┌────────

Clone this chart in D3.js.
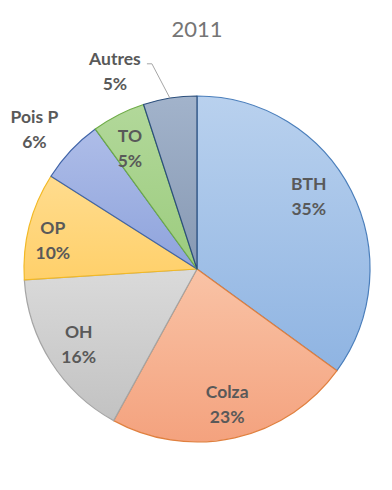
<!DOCTYPE html>
<html><head><meta charset="utf-8">
<script src="https://cdnjs.cloudflare.com/ajax/libs/d3/7.8.5/d3.min.js"></script>
<style>body{margin:0;background:#fff}svg{display:block}</style>
</head><body>
<script>
const title = "2011";
const categories = ["BTH","Colza","OH","OP","Pois P","TO","Autres"];
const values = [35,23,16,10,6,5,5];
const topColors = ["#b9d1ee","#f9c3a6","#dadada","#ffdc8e","#aebde8","#b2d89a","#a2b3cb"];
const bottomColors = ["#8fb4e2","#f4a27e","#c2c2c2","#ffd06a","#8ea3dc","#9ccc7e","#8799b3"];
const strokeColors = ["#4a7ebb","#e0803f","#a5a5a5","#f2b926","#4064a8","#6fac48","#2c4f7c"];

const W=392,H=490,cx=197,cy=269,R=173;
const svg=d3.select("body").append("svg").attr("width",W).attr("height",H);
const defs=svg.append("defs");
categories.forEach((c,i)=>{
  const g=defs.append("linearGradient").attr("id","g"+i).attr("x1",0).attr("y1",0).attr("x2",0).attr("y2",1);
  g.append("stop").attr("offset","0%").attr("stop-color",topColors[i]);
  g.append("stop").attr("offset","100%").attr("stop-color",bottomColors[i]);
});
svg.append("text").attr("x",cx).attr("y",37).attr("text-anchor","middle")
  .attr("font-family","Lato, 'Open Sans', sans-serif").attr("font-size",22).attr("fill","#757575").text(title);

const data=categories.map((c,i)=>({name:c,value:values[i],i}));
const pie=d3.pie().sort(null).value(d=>d.value);
const arcs=pie(data);
const arc=d3.arc().innerRadius(0).outerRadius(R);
const g=svg.append("g").attr("transform",`translate(${cx},${cy})`);
g.selectAll("path").data(arcs).join("path").attr("d",arc)
  .attr("fill",d=>`url(#g${d.data.i})`).attr("stroke",d=>strokeColors[d.data.i]).attr("stroke-width",1.2)
  .attr("stroke-linejoin","round");

const total=d3.sum(values);
const place={ "BTH":{r:0.77,da:-6}, "Colza":{r:0.8,da:0},"OH":{r:0.81,da:0},"OP":{r:0.85,da:-3},
  "Pois P":{r:1.24,da:-2.5},"TO":{r:0.8,da:-2},"Autres":{r:1.24,da:-13.5,leader:true}};
const lab=g.append("g").attr("font-family","Lato, 'Open Sans', sans-serif").attr("font-weight","bold")
  .attr("font-size",17.5).attr("fill","#595959").attr("text-anchor","middle");
arcs.forEach(d=>{
  const p=place[d.data.name];
  const a=(d.startAngle+d.endAngle)/2+p.da*Math.PI/180;
  const x=Math.sin(a)*R*p.r, y=-Math.cos(a)*R*p.r;
  const t=lab.append("text").attr("x",x).attr("y",y);
  t.append("tspan").attr("x",x).attr("y",y-6).text(d.data.name);
  t.append("tspan").attr("x",x).attr("y",y+19).text(Math.round(d.data.value/total*100)+"%");
  if(p.leader){
    const ma=(d.startAngle+d.endAngle)/2;
    const ex=Math.sin(ma)*R, ey=-Math.cos(ma)*R;
    const sx=x+32, sy=y-7;
    g.append("path").attr("d",`M${sx},${sy}H${sx+5}L${ex},${ey}`).attr("fill","none")
      .attr("stroke","#a6a6a6").attr("stroke-width",1);
  }
});
</script>
</body></html>
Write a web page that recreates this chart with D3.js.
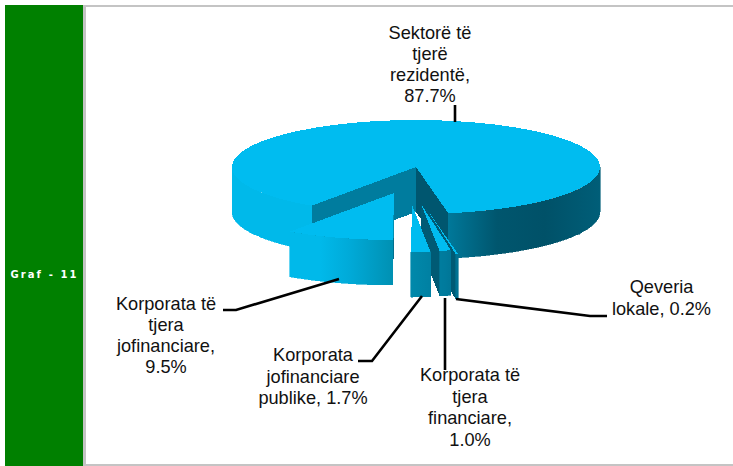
<!DOCTYPE html>
<html>
<head>
<meta charset="utf-8">
<script src="https://cdn.jsdelivr.net/npm/d3@7/dist/d3.min.js"></script>
<style>
html,body{margin:0;padding:0;background:#fff;overflow:hidden}
svg{display:block}
text{font-family:"Liberation Sans",Arial,sans-serif;font-size:18.2px;fill:#111}
</style>
</head>
<body>
<svg id="c" width="733" height="466"></svg>
<script>
const categories = ["Sektorë të tjerë rezidentë","Qeveria lokale","Korporata të tjera financiare","Korporata jofinanciare publike","Korporata të tjera jofinanciare"];
const shares = [87.7,0.2,1.0,1.7,9.5];
const labelLines = [
  ["Sektorë të","tjerë","rezidentë,","87.7%"],
  ["Qeveria","lokale, 0.2%"],
  ["Korporata të","tjera","financiare,","1.0%"],
  ["Korporata","jofinanciare","publike, 1.7%"],
  ["Korporata të","tjera","jofinanciare,","9.5%"]
];
const panelTitle = "Graf - 11";

// layout
const W=733,H=466,cx=416,cy=167,rx=184,ry=47,depth=45;
const offsets=[[0,0],[10,41],[5,37],[-4,38],[-22,26]];
const labelPos=[[430,32.5,21.2],[661.5,287,22],[470,375,21.4],[313,355,21.5],[166,304,21]];
const leaders=[
  [[455,105],[455,122]],
  [[456,299],[590,316],[607,316]],
  [[445,298],[445,370]],
  [[422,296],[372,361],[358,361]],
  [[339,279],[236,310],[223,310]]
];

const svg=d3.select("#c");
const defs=svg.append("defs");
const grad=defs.append("linearGradient").attr("id","wall").attr("gradientUnits","userSpaceOnUse")
  .attr("x1",cx-rx).attr("x2",cx+rx).attr("y1",0).attr("y2",0);
[[0,"#00b9ea"],[0.24,"#00b9ea"],[0.32,"#00aad8"],[0.44,"#0090b2"],[0.58,"#007a9c"],[0.72,"#00566e"],[0.85,"#005168"],[1,"#005e78"]]
  .forEach(s=>grad.append("stop").attr("offset",s[0]).attr("stop-color",s[1]));

// frame
svg.append("rect").attr("x",5).attr("y",5).attr("width",78).attr("height",461).attr("fill","#008000");
svg.append("rect").attr("x",83).attr("y",5).attr("width",3).attr("height",461).attr("fill","#c4c4c4");
svg.append("rect").attr("x",83).attr("y",5).attr("width",650).attr("height",2).attr("fill","#c4c4c4");
svg.append("rect").attr("x",83).attr("y",464).attr("width",650).attr("height",2).attr("fill","#c4c4c4");
svg.append("text").attr("x",44.5).attr("y",278).attr("text-anchor","middle")
  .style("font-family","'DejaVu Sans',Verdana,sans-serif").style("font-size","10px").style("font-weight","bold")
  .style("letter-spacing","2.1px").style("fill","#fff").text(panelTitle);

// pie
const deg=Math.PI/180;
const pie=d3.pie().sort(null).value(d=>d).startAngle(-145.5*deg).endAngle(214.5*deg);
const arcs=pie(shares);
const arcGen=d3.arc().innerRadius(0).outerRadius(rx);
const px=(a,o)=>cx+o[0]+rx*Math.sin(a);
const py=(a,o)=>cy+o[1]-ry*Math.cos(a);
const area=d3.area().x(d=>d.x).y0(d=>d.y).y1(d=>d.y+depth);

function outerWall(g,a0,a1,o){
  const lo=Math.max(a0,Math.PI/2),hi=Math.min(a1,1.5*Math.PI);
  if(hi<=lo)return;
  const pts=d3.range(0,61).map(i=>{const a=lo+(hi-lo)*i/60;return{x:px(a,o),y:py(a,o)}});
  g.append("path").attr("d",area(pts)).attr("fill","url(#wall)").attr("stroke","url(#wall)").attr("stroke-width",0.6);
}
function radialWall(g,a,o,fill){
  const pts=[{x:cx+o[0],y:cy+o[1]},{x:px(a,o),y:py(a,o)}];
  g.append("path").attr("d",area(pts)).attr("fill",fill);
}
const pieG=svg.append("g").attr("shape-rendering","crispEdges");
// paint back to front: large slice, then right-most small slice to the left
[0,1,2,3,4].forEach(i=>{
  const d=arcs[i],o=offsets[i],g=pieG.append("g");
  let a0=d.startAngle,a1=d.endAngle;
  if(i===0){
    radialWall(g,a0+2*Math.PI,o,"#007c9e");
    radialWall(g,a1,o,"#00566f");
    outerWall(g,a0+2*Math.PI,1.5*Math.PI,o);
    outerWall(g,Math.PI/2,a1,o);
  }else{
    radialWall(g,a0,o,"#00708f");
    radialWall(g,a1,o,i===4?"#0090b4":"#005a74");
    outerWall(g,a0,a1,o);
  }
  g.append("path").attr("d",arcGen(d))
    .attr("transform",`translate(${cx+o[0]},${cy+o[1]}) scale(1,${ry/rx})`)
    .attr("fill","#00bcf0");
});

// leader lines
const line=d3.line();
svg.append("g").selectAll("path").data(leaders).join("path")
  .attr("d",d=>line(d)).attr("fill","none").attr("stroke","#000").attr("stroke-width",2.6);

// labels
const lab=svg.append("g").selectAll("text").data(labelLines).join("text")
  .attr("text-anchor","middle");
lab.each(function(lines,i){
  const p=labelPos[i];
  d3.select(this).selectAll("tspan").data(lines).join("tspan")
    .attr("x",p[0]).attr("y",(l,j)=>p[1]+j*p[2]).attr("dy","0.35em").text(l=>l);
});
</script>
</body>
</html>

└────────

*EXERCISE DESCRIPTION:* Every line containing the string "this" must be listed.

*WORKED ANSWER:*
Clone this chart in D3.js.
Write a web page that recreates this chart with D3.js.
  d3.select(this).selectAll("tspan").data(lines).join("tspan")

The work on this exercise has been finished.